A Ferney, 10 Octobre 1776.

 

 

          Loin de prendre, monsieur, la liberté de vous envoyer de cent vingt lieues l’esquisse d’une fête pour un palais et des jardins que je ne connais pas, je devais vous écrire. Si vous voulez voir un beau saut, faites-le. Vous me faites voir que vous savez admirablement profiter des temps, des lieux, et des personnes : votre disposition est charmante ; tout est varié et brillant.

 

          Si vous voulez de mauvais vers et de plates chansons pour vos personnages, en voilà ; mais je vous supplie, monsieur, de ne pas déceler un pauvre vieillard de quatre-vingt-deux ans passés, très malade, qui meurt en faisant des chansons. Il n’y a point de ridicule quand on vous sert, mais c’en est un très grand de vous servir si mal.

 

 

Baucis et Philémon, s’adressant au roi et à la reine,

Ou à Monsieur et à Madame.

 

Baucis et Philémon sont votre heureux modèle ;

Ils s’aimaient, ils étaient tous deux

Aussi tendres que généreux.

Que fit le ciel pour le prix de leur zèle ?

A quels heureux destins étaient-ils réservés ?

Le ciel leur accorda les dons que vous avez.

 

 

 

Les bohémiens chantent au roi et à la reine :

 

Autrefois dans ces retraites

Nous disions à contre-temps

La bonne aventure aux passants ;

Mais c’est vous qui la faites.

Nous étions les interprètes

Du bonheur qu’on peut goûter :

Nous n’osons plus le chanter ;

Car c’est vous qui le faites.

 

 

 

A Monsieur et à Madame, qui veulent se faire dire leur bonne

aventure : une bohémienne regarde dans leur main.

 

Ma belle dame,

Mon beau monsieur,

Je lis dans votre âme ;

Je vous sais par cœur.

La belle Nature

Forma votre humeur ;

De vos frères le bonheur

Est votre bonne aventure.

 

 

 

Pour Monseigneur et Madame, comtesse d’Artois.

 

Je vous en dirai tout autant.

Pour vous, mon prince, allez toujours gaiement,

Gaiement, gaiement.

Vous plairez toujours, je vous jure ;

Et je vous prédirai souvent

Une bonne aventure.

 

 

 

Le chevalier de la reine peut chanter ou réciter :

 

 

Jadis de Bradamante on me vit chevalier ;

On la croyait alors une beauté parfaite ;

Et moi, très fidèle guerrier,

Je la quittai pour Antoinette.

Ce nom n’est pas, dit-on, trop heureux pour les vers ;

Mais il le sera pour l’histoire :

Il est cher à la France, il l’est à l’univers ;

Sitôt qu’on le prononce, il appelle à la gloire

Les plus brillants esprits et les plus fiers vainqueurs.

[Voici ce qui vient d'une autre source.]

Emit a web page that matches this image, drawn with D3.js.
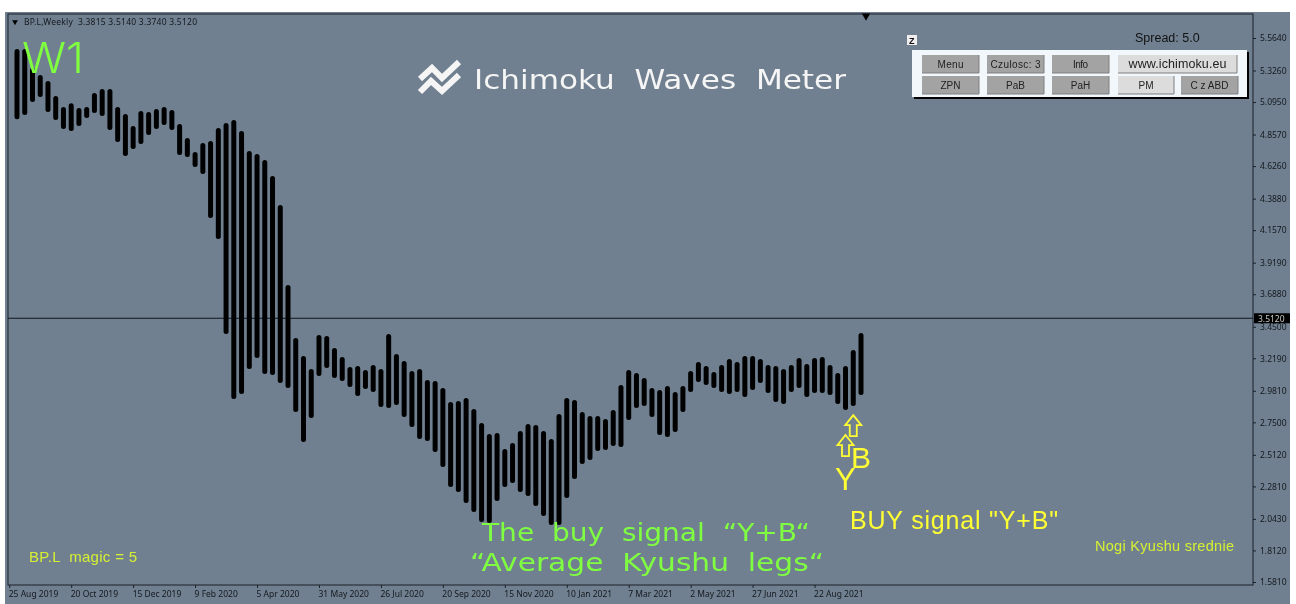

Quand on est gravé dans les cœurs,

On l’est dans l’avenir au temple de Mémoire.

 

 

 

On peut écrire au-dessus du buste de la reine :

 

Amours, Grâces, Plaisirs, nos fêtes vous admettent.

Regardez ce portrait, vous pouvez l’adorer ;

Un moment devant lui vous pouvez folâtrer :

Les Vertus vous le permettent.

 

 

          Je soupçonne toujours que mes sottises arriveront trop tard. Vous êtes aussi le premier qui ait commandé son souper si loin de chez soi : votre souper sera excellent sans que je m’en mêle. Je suis trop heureux que cette aventure m’ait procuré l’honneur d’être en quelque relation avec un homme de votre mérite. Je suis, etc.

 

 

 

 

 

à Madame de Saint-Julien.

 

A Ferney, 11 Octobre 1776 (1).

 

 

          Je ne reçois, madame, la lettre que vous avez la bonté de m’écrire du 1er octobre que le 11 de ce mois. Je soupçonne que ma lettre n’arrivera à Plombières que quand vous en serez partie. J’écris à tout hasard.

 

          Vous serez probablement bien étonnée d’apprendre qu’il se forme une compagnie qui veut bâtir une ville à Versoix et y établir un grand commerce avec des manufactures. On prétend que le roi lui accorde la possession de toute la banlieue pour cent ans. Voilà le projet de M. le duc de Choiseul, près enfin d’être exécuté. Mais ce grand ministre aurait fait de Versoix une place importante pour l’Etat, ce qu’aucune compagnie ne pourra faire, pas même la compagnie des Indes.

 

          Notre colonie de Ferney n’est pas si heureuse que Versoix ; elle est persécutée et presque anéantie. Tous les artistes s’en vont les uns après les autres, parce que M. l’intendant les a mis à la taille et à la corvée. Cinq cent mille francs, que les maisons par moi bâties m’avaient coûtés, sont cinq cent mille francs jetés dans le lac de Genève. Je suis menacé de mourir, comme j’aurais dû vivre, dans la pauvreté attachée au métier d’homme de lettres.

 

          Je ne réussis guère mieux dans les lettres dont je vous parle. Celle que j’avais écrite à l’Académie sur Gilles Shakespeare a essuyé mille difficultés à l’impression, et n’a pu enfin obtenir qu’une permission tacite. Elle n’est que tolérée, tandis que Gilles Shakespeare est dédié hardiment au roi.

 

          Toutes ces petites nouvelles pourront vous surprendre, madame ; elles pourraient m’affliger ; mais rien ne doit abattre un homme qui vous a pour sa protectrice.